* Material shown *
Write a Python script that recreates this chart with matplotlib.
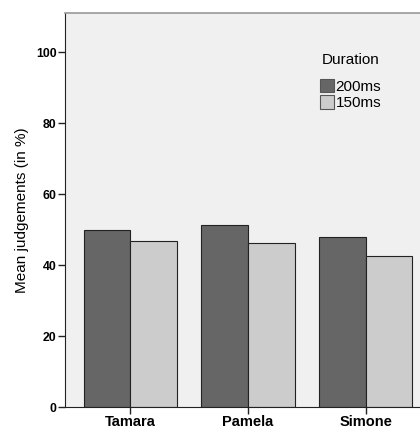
import matplotlib
matplotlib.use("Agg")
import matplotlib.pyplot as plt
from matplotlib.patches import Patch
import numpy as np

plt.rcParams['font.family'] = ['Liberation Sans', 'DejaVu Sans']

categories = ["Tamara", "Pamela", "Simone"]
series_names = ["200ms", "150ms"]
values_200 = [49.9, 51.2, 48.0]
values_150 = [46.7, 46.3, 42.5]
yticks = [0, 20, 40, 60, 80, 100]
legend_title = "Duration"
colors = ["#666666", "#cccccc"]

fig = plt.figure(figsize=(4.2, 4.29), dpi=100)
ax = fig.add_axes([65/420, 22/429, 366/420, 394/429])
ax.set_facecolor("#f0f0f0")

x = np.arange(len(categories))
w = 0.397
ax.bar(x - w/2, values_200, width=w, color=colors[0], edgecolor="#222222", linewidth=0.8, zorder=2)
ax.bar(x + w/2, values_150, width=w, color=colors[1], edgecolor="#222222", linewidth=0.8, zorder=2)

ax.set_xlim(-0.555, 2.555)
ax.set_ylim(0, 111)
ax.set_xticks(x)
ax.set_xticklabels(categories, fontsize=10.5, fontweight='bold')
ax.set_yticks(yticks)
ax.set_yticklabels([str(t) for t in yticks], fontsize=8.8, fontweight='bold')
ax.tick_params(axis='both', direction='out', length=5, width=1, color='#222222', pad=1)
ax.tick_params(axis='x', pad=0.5)

ax.spines['right'].set_visible(False)
ax.spines['top'].set_color('#999999')
ax.spines['top'].set_linewidth(1.2)
ax.spines['left'].set_color('#222222')
ax.spines['bottom'].set_color('#222222')

ax.set_ylabel("Mean judgements (in %)", fontsize=11, labelpad=5)

fig.text(322/420, 1 - 60.5/429, legend_title, fontsize=11, ha='left', va='center')
handles = [Patch(facecolor=c, edgecolor='#555555', linewidth=0.8) for c in colors]
leg = fig.legend(handles, series_names, loc='upper left', bbox_to_anchor=(320/420, 1 - 79/429),
                 bbox_transform=fig.transFigure, frameon=False, fontsize=11,
                 handlelength=0.92, handleheight=0.95, handletextpad=0.1, labelspacing=0.1,
                 borderpad=0, borderaxespad=0)

fig.savefig("out.png", dpi=100)
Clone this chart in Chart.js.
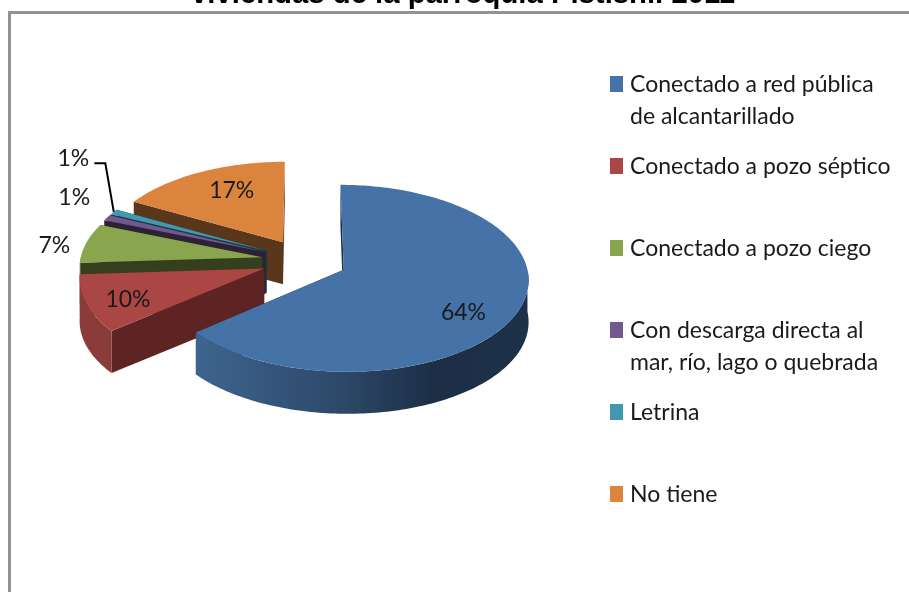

* Problem description *
Can the lines from the start of the records through the line with "plt.rcParams['font.family'] = ['Liberation" be given again exactly, with the pictures left out?

* Full response *
Write a Python script that recreates this chart with matplotlib.
import matplotlib
matplotlib.use("Agg")
import matplotlib.pyplot as plt
from matplotlib.patches import Patch
import numpy as np

plt.rcParams['font.family'] = ['Liberation Sans', 'DejaVu Sans']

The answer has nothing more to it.